WHAT IS BEING ASKED » Repeat the full listing below verbatim and keep the images out.
"""
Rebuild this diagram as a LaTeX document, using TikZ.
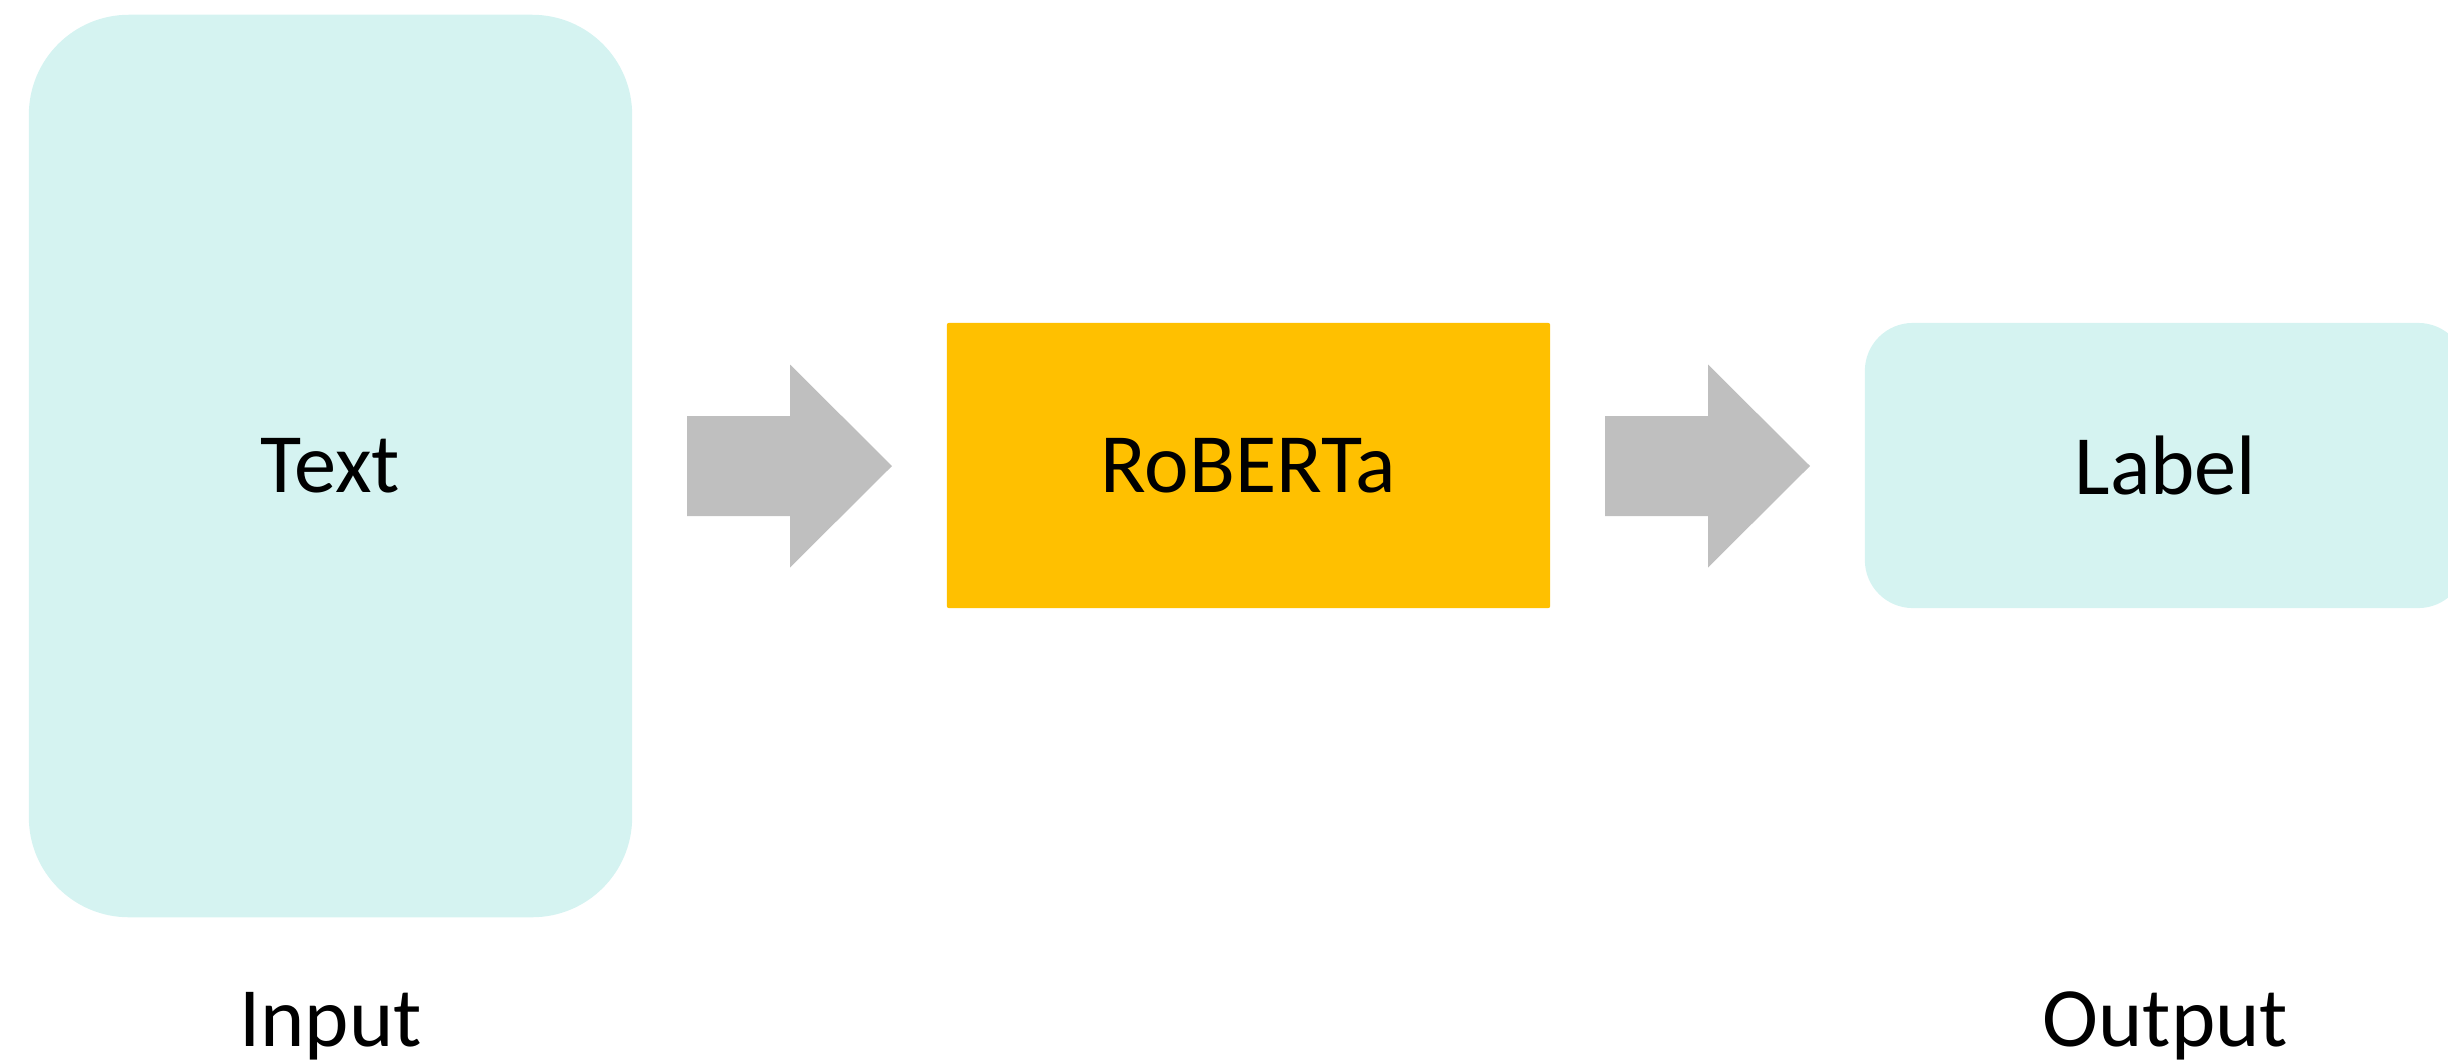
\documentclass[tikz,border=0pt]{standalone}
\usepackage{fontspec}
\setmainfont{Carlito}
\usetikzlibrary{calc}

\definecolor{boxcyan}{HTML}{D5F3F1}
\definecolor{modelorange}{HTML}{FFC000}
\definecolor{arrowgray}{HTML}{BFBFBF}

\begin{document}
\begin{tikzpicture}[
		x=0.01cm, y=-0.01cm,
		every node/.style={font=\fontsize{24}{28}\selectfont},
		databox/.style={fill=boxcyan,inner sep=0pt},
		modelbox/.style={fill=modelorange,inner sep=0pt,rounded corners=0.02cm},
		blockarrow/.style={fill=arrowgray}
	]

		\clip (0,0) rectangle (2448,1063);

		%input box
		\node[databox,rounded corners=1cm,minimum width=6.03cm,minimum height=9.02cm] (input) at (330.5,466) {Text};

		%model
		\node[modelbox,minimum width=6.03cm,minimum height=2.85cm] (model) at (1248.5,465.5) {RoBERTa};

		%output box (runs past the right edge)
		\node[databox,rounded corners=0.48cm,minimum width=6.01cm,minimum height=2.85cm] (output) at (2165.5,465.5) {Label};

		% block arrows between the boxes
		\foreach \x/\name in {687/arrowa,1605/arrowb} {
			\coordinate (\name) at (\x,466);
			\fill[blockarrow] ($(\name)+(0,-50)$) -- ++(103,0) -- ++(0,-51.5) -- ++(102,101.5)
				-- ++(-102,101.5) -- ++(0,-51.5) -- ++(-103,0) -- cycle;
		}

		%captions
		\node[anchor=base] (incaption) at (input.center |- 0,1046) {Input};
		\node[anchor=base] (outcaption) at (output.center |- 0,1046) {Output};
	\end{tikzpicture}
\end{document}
"""
RESPONSE »
Rebuild this diagram as a LaTeX document, using TikZ.
\documentclass[tikz,border=0pt]{standalone}
\usepackage{fontspec}
\setmainfont{Carlito}
\usetikzlibrary{calc}

\definecolor{boxcyan}{HTML}{D5F3F1}
\definecolor{modelorange}{HTML}{FFC000}
\definecolor{arrowgray}{HTML}{BFBFBF}

\begin{document}
\begin{tikzpicture}[
		x=0.01cm, y=-0.01cm,
		every node/.style={font=\fontsize{24}{28}\selectfont},
		databox/.style={fill=boxcyan,inner sep=0pt},
		modelbox/.style={fill=modelorange,inner sep=0pt,rounded corners=0.02cm},
		blockarrow/.style={fill=arrowgray}
	]

		\clip (0,0) rectangle (2448,1063);

		%input box
		\node[databox,rounded corners=1cm,minimum width=6.03cm,minimum height=9.02cm] (input) at (330.5,466) {Text};

		%model
		\node[modelbox,minimum width=6.03cm,minimum height=2.85cm] (model) at (1248.5,465.5) {RoBERTa};

		%output box (runs past the right edge)
		\node[databox,rounded corners=0.48cm,minimum width=6.01cm,minimum height=2.85cm] (output) at (2165.5,465.5) {Label};

		% block arrows between the boxes
		\foreach \x/\name in {687/arrowa,1605/arrowb} {
			\coordinate (\name) at (\x,466);
			\fill[blockarrow] ($(\name)+(0,-50)$) -- ++(103,0) -- ++(0,-51.5) -- ++(102,101.5)
				-- ++(-102,101.5) -- ++(0,-51.5) -- ++(-103,0) -- cycle;
		}

		%captions
		\node[anchor=base] (incaption) at (input.center |- 0,1046) {Input};
		\node[anchor=base] (outcaption) at (output.center |- 0,1046) {Output};
	\end{tikzpicture}
\end{document}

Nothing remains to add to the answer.